That bit reminded me of pg, because it's something he said too and because of
the writing style.

------
mhartl
Given the history ([http://37signals.com/svn/posts/1088-how-not-to-apply-for-
a-j...](http://37signals.com/svn/posts/1088-how-not-to-apply-for-a-job), and
the ensuing discussion at <http://news.ycombinator.com/item?id=219085>), it's
lamentable yet somehow sadly appropriate that this article misspells
"37signals" both in the title and throughout the rest of the article. (N.B.
I'm with Jason on this one.)

------
JMiao
+1 for relating with Larry David. I often joke with my cofounder, Sam, that
PG/tlb/Paul Buchheit are the Larry Davids of the software world.

------
agbell
This was great. Jason Fried, ordinary dude.

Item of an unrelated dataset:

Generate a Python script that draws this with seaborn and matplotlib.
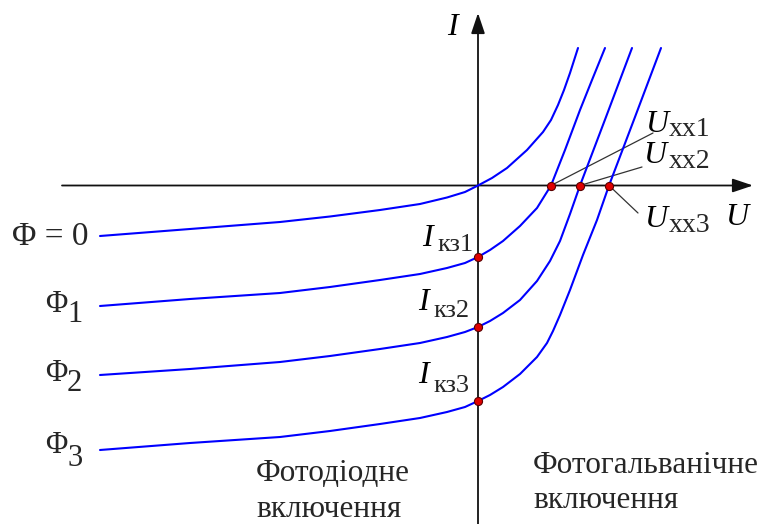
import matplotlib
matplotlib.use("Agg")
import matplotlib.pyplot as plt
import seaborn as sns
import pandas as pd

# Photodiode I-V characteristics for increasing light flux (Φ = 0, Φ1, Φ2, Φ3)
u_phi0 = [-3.78, -2.88, -1.98, -1.48, -0.98, -0.58, -0.31, -0.13, 0.00, 0.14,
          0.29, 0.49, 0.65, 0.73, 0.80, 0.86, 0.92, 1.00]
i_phi0 = [-0.505, -0.435, -0.365, -0.31, -0.245, -0.185, -0.12, -0.065, 0.0, 0.075,
          0.175, 0.355, 0.535, 0.655, 0.805, 0.955, 1.125, 1.375]

u_phi1 = [-3.78, -2.88, -1.98, -1.48, -0.98, -0.58, -0.31, -0.13, 0.00, 0.12,
          0.25, 0.42, 0.59, 0.73, 0.87, 1.02, 1.14, 1.27]
i_phi1 = [-1.205, -1.135, -1.075, -1.015, -0.945, -0.885, -0.825, -0.775, -0.715, -0.645,
          -0.555, -0.405, -0.225, 0.0, 0.355, 0.755, 1.055, 1.375]

u_phi2 = [-3.78, -2.88, -1.98, -1.48, -0.98, -0.58, -0.31, -0.13, 0.00, 0.12,
          0.25, 0.42, 0.59, 0.72, 0.82, 0.92, 1.02, 1.28, 1.54]
i_phi2 = [-1.895, -1.835, -1.765, -1.705, -1.635, -1.575, -1.515, -1.465, -1.415, -1.355,
          -1.275, -1.145, -0.955, -0.755, -0.555, -0.285, 0.0, 0.685, 1.375]

u_phi3 = [-3.78, -2.88, -1.98, -1.48, -0.98, -0.58, -0.31, -0.13, 0.00, 0.12,
          0.25, 0.42, 0.59, 0.69, 0.75, 0.82, 0.92, 1.05, 1.19, 1.31, 1.57, 1.83]
i_phi3 = [-2.645, -2.575, -2.515, -2.455, -2.385, -2.325, -2.265, -2.215, -2.155, -2.095,
          -2.015, -1.885, -1.715, -1.575, -1.455, -1.295, -1.045, -0.695, -0.345, 0.0, 0.685, 1.375]

# Short-circuit currents and open-circuit voltages
i_kz = [-0.715, -1.415, -2.155]
u_xx = [0.73, 1.02, 1.31]

flux_labels = ["Φ", "Φ", "Φ"]
flux_subs = ["1", "2", "3"]
isc_subs = ["кз1", "кз2", "кз3"]
uoc_subs = ["хх1", "хх2", "хх3"]

sns.set_theme(style="white")
plt.rcParams["font.family"] = ["Liberation Serif", "DejaVu Serif"]

fig = plt.figure(figsize=(7.65, 5.24), dpi=100)
ax = fig.add_axes([0, 0, 1, 1])
ax.set_xlim(-4.78, 2.87)
ax.set_ylim(-3.385, 1.855)
ax.axis("off")

# Coordinate axes with arrow heads
axis_kw = dict(arrowstyle="-|>,head_length=1.25,head_width=0.42", color="#111111",
               lw=1.3, mutation_scale=10, shrinkA=0, shrinkB=0)
ax.annotate("", xy=(2.75, 0), xytext=(-4.16, 0), arrowprops=axis_kw, zorder=2)
ax.annotate("", xy=(0, 1.725), xytext=(0, -3.385), arrowprops=axis_kw, zorder=2)

# Characteristic curves
curves = [(u_phi0, i_phi0), (u_phi1, i_phi1), (u_phi2, i_phi2), (u_phi3, i_phi3)]
for k, (u, i) in enumerate(curves):
    df = pd.DataFrame({"U": u, "I": i})
    sns.lineplot(data=df, x="U", y="I", sort=False, estimator=None, color="#0000ff",
                 lw=1.5, ax=ax, zorder=3)

# Leader lines to the open-circuit voltage labels
leader_ends = [(1.75, 0.525), (1.64, 0.185), (1.60, -0.275)]
for ux, (ex, ey) in zip(u_xx, leader_ends):
    ax.plot([ux, ex], [0, ey], color="#333333", lw=0.9, zorder=2)

# Marked points on the axes
pts = pd.DataFrame({"U": [0, 0, 0] + u_xx, "I": i_kz + [0, 0, 0]})
sns.scatterplot(data=pts, x="U", y="I", color="#e00000", edgecolor="#5a0000",
                linewidth=0.8, s=34, ax=ax, zorder=5)

main_fs = 23
ital = dict(style="italic", fontsize=main_fs, va="baseline", ha="left", color="black")

# Axis names
ax.text(-0.31, 1.505, "I", **ital)
ax.text(2.47, -0.395, "U", **ital)

# Open-circuit voltage labels
uoc_pos = [(1.67, 0.535, 0.50), (1.65, 0.225, 0.17), (1.66, -0.415, -0.47)]
for (x, yb, ys), s in zip(uoc_pos, uoc_subs):
    ax.text(x, yb, "U", **ital)
    ax.text(1.905, ys, s, fontsize=20, va="baseline", ha="left")

# Short-circuit current labels
isc_pos = [(-0.56, -0.605, -0.41, -0.655), (-0.60, -1.245, -0.45, -1.315),
           (-0.60, -1.975, -0.45, -2.065)]
for (x, yb, xs, ys), s in zip(isc_pos, isc_subs):
    ax.text(x, yb, "I", **ital)
    ax.text(xs, ys, s, fontsize=19, va="baseline", ha="left")

# Light flux labels
ax.text(-4.66, -0.595, "Φ = 0", fontsize=24, va="baseline", ha="left")
flux_pos = [(-1.265, -1.365), (-1.955, -2.055), (-2.675, -2.805)]
for (yb, ys), f, s in zip(flux_pos, flux_labels, flux_subs):
    ax.text(-4.33, yb, f, fontsize=22, va="baseline", ha="left")
    ax.text(-4.11, ys, s, fontsize=22, va="baseline", ha="left")

# Operating mode captions
cap_fs = 22.5
ax.text(-2.22, -2.955, "Фотодіодне", fontsize=cap_fs, va="baseline", ha="left")
ax.text(-2.22, -3.315, "включення", fontsize=cap_fs, va="baseline", ha="left")
ax.text(0.55, -2.875, "Фотогальванічне", fontsize=cap_fs, va="baseline", ha="left")
ax.text(0.55, -3.225, "включення", fontsize=cap_fs, va="baseline", ha="left")

fig.savefig("out.png", dpi=100)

I am considering subscribing to Inc. They have some great stuff (like the
street smarts column <http://www.inc.com/magazine/columns/streetsmarts/>)

------
pistoriusp
I've read 18 books this year, 14 of those were fictional.

I'm pretty sure that I gained/ learned more from the fictional books. But I
guess that's a matter of perception.

P.S. Also a bit annoyed and shocked that people "don't read fiction."

------
kapitti
Any chance that those remote hobby farms actually have high speed internet
available in those rural areas?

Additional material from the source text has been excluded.